What I love about Willa is her stalwart optimism that often contrasts with the attitude of other people in her life. What do you think is the utility of hope during times like these, when we are inundated with so much bad news? No pressure — but what gives you hope?

You’re right, we are inundated by bad news. Stories about melting glaciers and school shootings and the erosion of democracy are unrelenting. The media cycle and our access to news only makes this sense of inundation worse. The danger, in my mind, is that this constant exposure to bad news might cause us give up. In the face of so many depressing updates and seemingly insurmountable challenges, it is easy to feel despair. It’s easy to throw up one’s hands and think: there’s nothing I can do, so why even try? But things are never going get better unless we try. Our world won’t become more environmentally sustainable, more equitable and just, unless we believe that it can. In my mind, the first step is maintaining a sense of hope and possibility. Because if you can hold onto that, then you can start to see all the ways that people are working so hard to push back against the entrenched political and economic systems that have helped create so many crises. You start to see places where you can contribute too. “Everyone has their own sphere of influence,” an environmental studies teacher once told me — a sentiment I’ve always found to be a source of hope. However large or small that sphere of influence may be, we each have the capacity to make a difference.

What advice do you have for other short story writers transitioning into novel writing?

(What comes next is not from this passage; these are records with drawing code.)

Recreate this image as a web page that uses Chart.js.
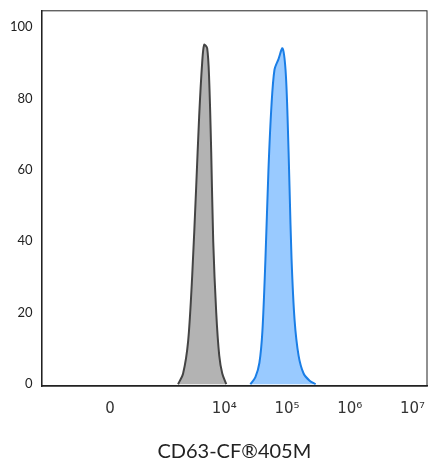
<!DOCTYPE html>
<html><head>
<script src="https://cdn.jsdelivr.net/npm/chart.js@4"></script>
<style>body{margin:0;background:#fff}#c{width:442px;height:476px}</style>
</head><body><div id="c"><canvas id="chart"></canvas></div>
<script>
// x in decades (log10 of the biexponential axis), y in % of max
const isoX = [3.264, 3.344, 3.424, 3.488, 3.552, 3.6, 3.648, 3.68, 3.728, 3.76, 3.792, 3.824, 3.872, 3.92, 3.968, 4.032]
const isoY = [0, 3, 12, 30, 55, 75, 90, 95, 94, 85, 65, 40, 20, 8, 3, 0]
const cd63X = [4.416, 4.496, 4.56, 4.608, 4.656, 4.704, 4.752, 4.8, 4.864, 4.928, 4.976, 5.008, 5.04, 5.072, 5.12, 5.184, 5.264, 5.36, 5.456]
const cd63Y = [0, 2, 6, 15, 35, 60, 78, 88, 91, 94, 88, 75, 55, 35, 18, 8, 3, 1, 0]
const xTickPos = [2.18, 4, 5, 6, 7]
const xTickText = ['0', '10⁴', '10⁵', '10⁶', '10⁷']

const pts = (xs, ys) => xs.map((x, i) => ({x: x, y: ys[i]}))
Chart.defaults.font.family = 'Lato, sans-serif'
Chart.defaults.color = '#222'

new Chart('chart', {
    type: 'line',
    data: {
        datasets: [
            {data: pts(isoX, isoY), borderColor: '#444', backgroundColor: '#b3b3b3', fill: 'origin', borderWidth: 2, pointRadius: 0, tension: 0.3},
            {data: pts(cd63X, cd63Y), borderColor: '#1a7ee6', backgroundColor: '#99caff', fill: 'origin', borderWidth: 2, pointRadius: 0, tension: 0.3}
        ]
    },
    options: {
        responsive: true, maintainAspectRatio: false, animation: false,
        layout: {padding: {top: 10, right: 15, left: 7, bottom: 8}},
        plugins: {legend: {display: false}, tooltip: {enabled: false}},
        scales: {
            x: {
                type: 'linear', min: 1.09, max: 7.23,
                grid: {display: false, drawTicks: true, tickLength: 8, color: '#000'},
                border: {color: '#222', width: 1.5},
                afterBuildTicks: axis => { axis.ticks = xTickPos.map(v => ({value: v})) },
                ticks: {autoSkip: false, maxRotation: 0, padding: 6, font: {size: 15, family: 'DejaVu Sans'}, color: '#333', callback: (v, i) => xTickText[i]},
                title: {display: true, text: 'CD63-CF®405M', font: {size: 20}, padding: {top: 16}}
            },
            y: {
                min: -0.5, max: 104.5,
                grid: {display: false, drawTicks: true, tickLength: 6, color: '#000'},
                border: {color: '#222', width: 1.5},
                afterBuildTicks: axis => { axis.ticks = [0, 5, 10, 15, 20, 25, 30, 35, 40, 45, 50, 55, 60, 65, 70, 75, 80, 85, 90, 95, 100].map(v => ({value: v})) },
                ticks: {autoSkip: false, font: {size: 13}, callback: v => v % 20 === 0 ? v : ''}
            }
        }
    },
    plugins: [{
        id: 'box',
        afterDraw(chart) {
            const a = chart.chartArea, ctx = chart.ctx
            ctx.save(); ctx.strokeStyle = '#222'; ctx.lineWidth = 1
            ctx.strokeRect(a.left, a.top, a.right - a.left, a.bottom - a.top)
            ctx.restore()
        }
    }]
})
</script></body></html>
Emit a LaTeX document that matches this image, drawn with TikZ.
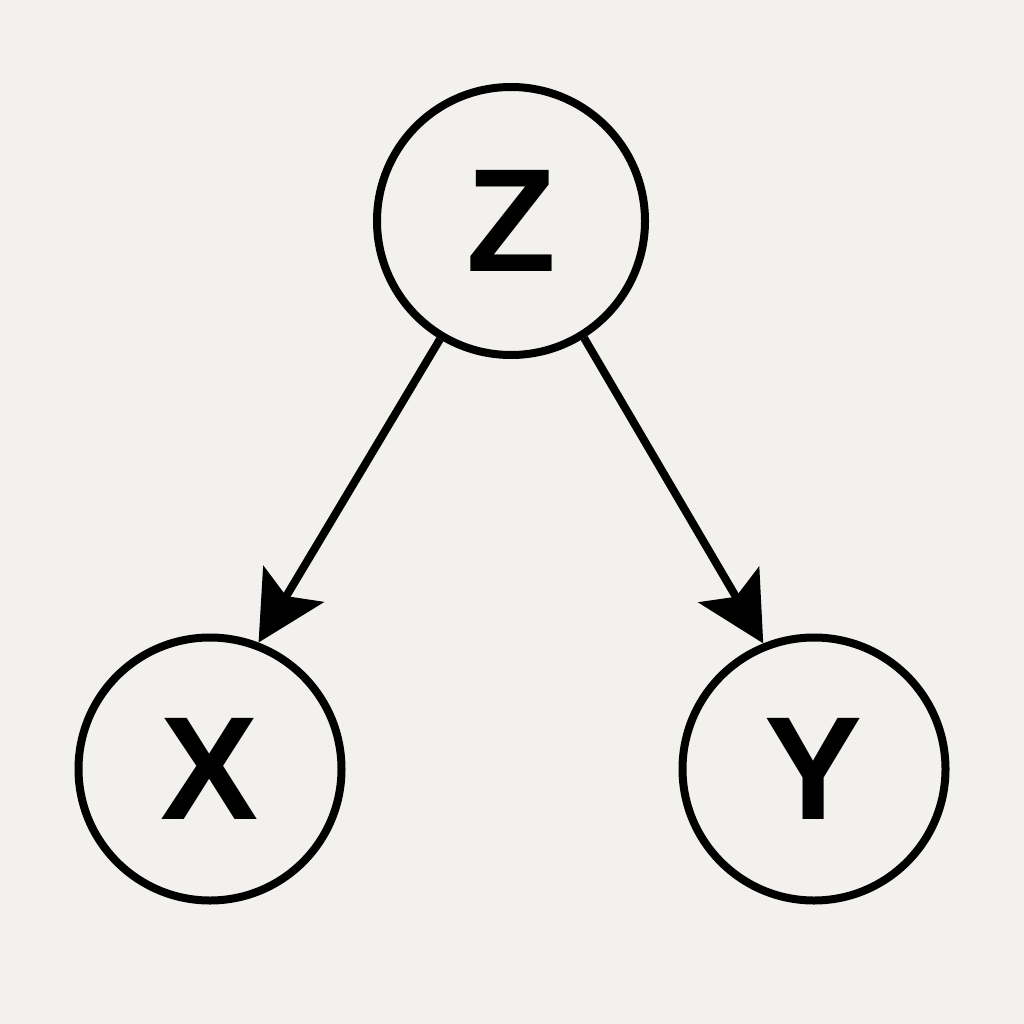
\documentclass[tikz,border=0pt]{standalone}
\usepackage{fontspec}
\setmainfont{Liberation Sans}
\usetikzlibrary{arrows.meta}
\definecolor{paper}{RGB}{242,241,237}
\begin{document}
\begin{tikzpicture}[x=1pt,y=-1pt,
  var/.style={circle,draw=black,line width=8pt,minimum size=263pt,inner sep=0pt,
    font=\fontsize{147}{147}\selectfont\bfseries},
  edge/.style={line width=8pt,-{Stealth[length=68pt,width=70pt,inset=14pt]}}]
  \fill[paper] (0,0) rectangle (1024,1024);
  \useasboundingbox (0,0) rectangle (1024,1024);
  \node[var,minimum size=268pt] (Z) at (511,221) {Z};
  \node[var] (X) at (210,769) {X};
  \node[var] (Y) at (814,769) {Y};
  \draw[edge] (Z.239) -- (X.69);
  \draw[edge] (Z.302) -- (Y.112);
\end{tikzpicture}
\end{document}
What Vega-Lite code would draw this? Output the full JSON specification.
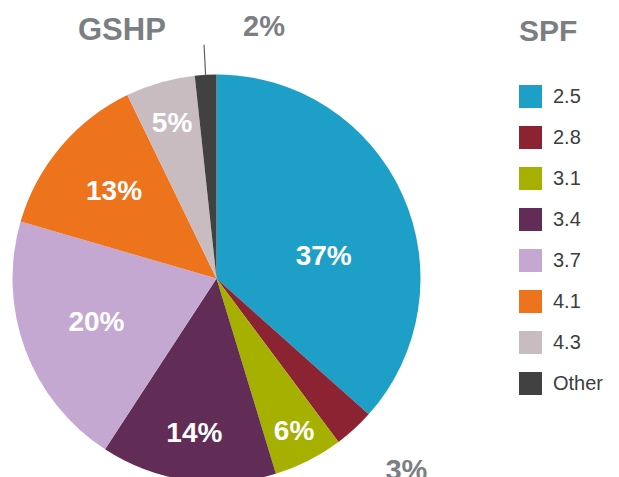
{
  "$schema": "https://vega.github.io/schema/vega-lite/v6.json",
  "width": 433,
  "height": 557,
  "autosize": {"type": "none"},
  "padding": {"left": 0, "top": 0, "right": 186, "bottom": 0},
  "background": "white",
  "title": {"text": "GSHP", "anchor": "start", "frame": "group", "offset": -47, "dx": 78, "fontSize": 31, "fontWeight": "bold", "color": "#7b7f83", "font": "Liberation Sans"},
  "data": {
    "values": [
      {"spf": "2.5", "value": 36.6, "k": 1, "label": "37%"},
      {"spf": "2.8", "value": 3.2, "k": 2, "label": "3%"},
      {"spf": "3.1", "value": 5.5, "k": 3, "label": "6%"},
      {"spf": "3.4", "value": 13.9, "k": 4, "label": "14%"},
      {"spf": "3.7", "value": 20.3, "k": 5, "label": "20%"},
      {"spf": "4.1", "value": 13.3, "k": 6, "label": "13%"},
      {"spf": "4.3", "value": 5.5, "k": 7, "label": "5%"},
      {"spf": "Other", "value": 1.7, "k": 8, "label": "2%"}
    ]
  },
  "encoding": {
    "theta": {"field": "value", "type": "quantitative", "stack": true},
    "order": {"field": "k", "type": "quantitative"}
  },
  "layer": [
    {
      "mark": {"type": "arc", "radius": 204},
      "encoding": {
        "color": {
          "field": "spf", "type": "nominal",
          "scale": {
            "domain": ["2.5", "2.8", "3.1", "3.4", "3.7", "4.1", "4.3", "Other"],
            "range": ["#1e9fc7", "#8c2332", "#a5b000", "#612c55", "#c5a8d2", "#ee731d", "#c9bcc0", "#414141"]
          },
          "legend": {
            "title": "SPF",
            "orient": "none",
            "legendX": 519,
            "legendY": 17,
            "padding": 0,
            "titleFont": "Liberation Sans",
            "titleFontSize": 30,
            "titleFontWeight": "bold",
            "titleColor": "#7b7f83",
            "titlePadding": 38,
            "titleBaseline": "top",
            "symbolType": "square",
            "symbolSize": 529,
            "symbolStrokeWidth": 0,
            "symbolOffset": 0,
            "rowPadding": 18,
            "labelFont": "Liberation Sans",
            "labelFontSize": 20,
            "labelColor": "#3d3d3d",
            "labelOffset": 11
          }
        }
      }
    },
    {
      "mark": {"type": "arc", "radius": 204, "radius2": 234, "padAngle": 1, "fillOpacity": 0, "stroke": "#5b5f63", "strokeWidth": 1.2},
      "encoding": {
        "strokeOpacity": {"condition": {"test": "datum.spf === 'Other'", "value": 1}, "value": 0}
      }
    },
    {
      "mark": {"type": "text", "fontSize": 28, "fontWeight": "bold", "fill": "white", "font": "Liberation Sans", "baseline": "middle", "align": "center", "radius": 128},
      "encoding": {
        "text": {"condition": {"test": "datum.spf === '3.7'", "field": "label", "type": "nominal"}, "value": ""}
      }
    },
    {
      "mark": {"type": "text", "fontSize": 28, "fontWeight": "bold", "fill": "white", "font": "Liberation Sans", "baseline": "middle", "align": "center", "radius": 172},
      "encoding": {
        "text": {"condition": {"test": "datum.spf === '3.1'", "field": "label", "type": "nominal"}, "value": ""}
      }
    },
    {
      "mark": {"type": "text", "fontSize": 28, "fontWeight": "bold", "fill": "white", "font": "Liberation Sans", "baseline": "middle", "align": "center", "radius": 157},
      "encoding": {
        "text": {"condition": {"test": "datum.spf === '3.4'", "field": "label", "type": "nominal"}, "value": ""}
      }
    },
    {
      "mark": {"type": "text", "fontSize": 28, "fontWeight": "bold", "fill": "white", "font": "Liberation Sans", "baseline": "middle", "align": "center", "radius": 134},
      "encoding": {
        "text": {"condition": {"test": "datum.spf === '4.1'", "field": "label", "type": "nominal"}, "value": ""}
      }
    },
    {
      "mark": {"type": "text", "fontSize": 28, "fontWeight": "bold", "fill": "white", "font": "Liberation Sans", "baseline": "middle", "align": "center", "radius": 161},
      "encoding": {
        "text": {"condition": {"test": "datum.spf === '4.3'", "field": "label", "type": "nominal"}, "value": ""}
      }
    },
    {
      "mark": {"type": "text", "fontSize": 28, "fontWeight": "bold", "fill": "white", "font": "Liberation Sans", "baseline": "middle", "align": "center", "radius": 112, "dx": 5, "dy": 24},
      "encoding": {
        "text": {"condition": {"test": "datum.spf === '2.5'", "field": "label", "type": "nominal"}, "value": ""}
      }
    },
    {
      "mark": {"type": "text", "fontSize": 29, "fontWeight": "bold", "fill": "#7b7f83", "font": "Liberation Sans", "baseline": "middle", "align": "center", "radius": 252, "dx": 61, "dy": 0},
      "encoding": {
        "text": {"condition": {"test": "datum.spf === 'Other'", "field": "label", "type": "nominal"}, "value": ""}
      }
    },
    {
      "mark": {"type": "text", "fontSize": 29, "fontWeight": "bold", "fill": "#7b7f83", "font": "Liberation Sans", "baseline": "middle", "align": "center", "radius": 262, "dx": 13, "dy": -1},
      "encoding": {
        "text": {"condition": {"test": "datum.spf === '2.8'", "field": "label", "type": "nominal"}, "value": ""}
      }
    }
  ]
}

Every writer is going to have a different experience, but for me, when writing short fiction, I could rely on voice and language to carry a piece. When writing a novel, however, I couldn’t rely on those tools alone; I needed a substantive narrative engine. This meant strengthening my understanding of plot mechanics. I read classic craft books like E.M. Forster’s Aspects of the Novel, as well as contemporary screenwriting texts like Screenwriting is Rewriting: The Art and Craft of Professional Revision by Jack Epps Jr. I learned so much. I try to push myself to develop new skills when I embark on new writing projects, which is why my main advice for short story writers — or any writers looking to venture into something new — is to be willing to continue learning. I think the most meaningful creative projects are the ones that challenge us to grow.

Other than stories, what are you creating these days?

I create a lot of teaching material! For me, teaching often means reverse engineering a writing process: finding ways to help students understand different craft techniques, and access their own imagination in new ways. Developing writing prompts and exercises is, for me, often creative act. I ask myself: How can I challenge my students — currently all undergraduates at Oberlin College — with a set of parameters, questions, points of comparison so that they’ll develop as writers and artistic thinkers? It’s like creating a puzzle: finding the right balance of possibility and difficulty. I never know quite how students will take to the puzzle, what they’ll do — but that is, of course, one of the pleasures of teaching.

What is next for you? Any spoiler-free sneak peaks?  

I’m really excited to be putting out a second story collection next year. Titled The Last Catastrophe, it is mostly speculative, and, at times, satirical and absurd. Some of the pieces are already published, like “Endangered,” which imagines a world in which artists are held in captivity like endangered animals. And others have yet to be revealed, like a novella called “The Eaters,” which is about vegan zombies. I can’t wait to share!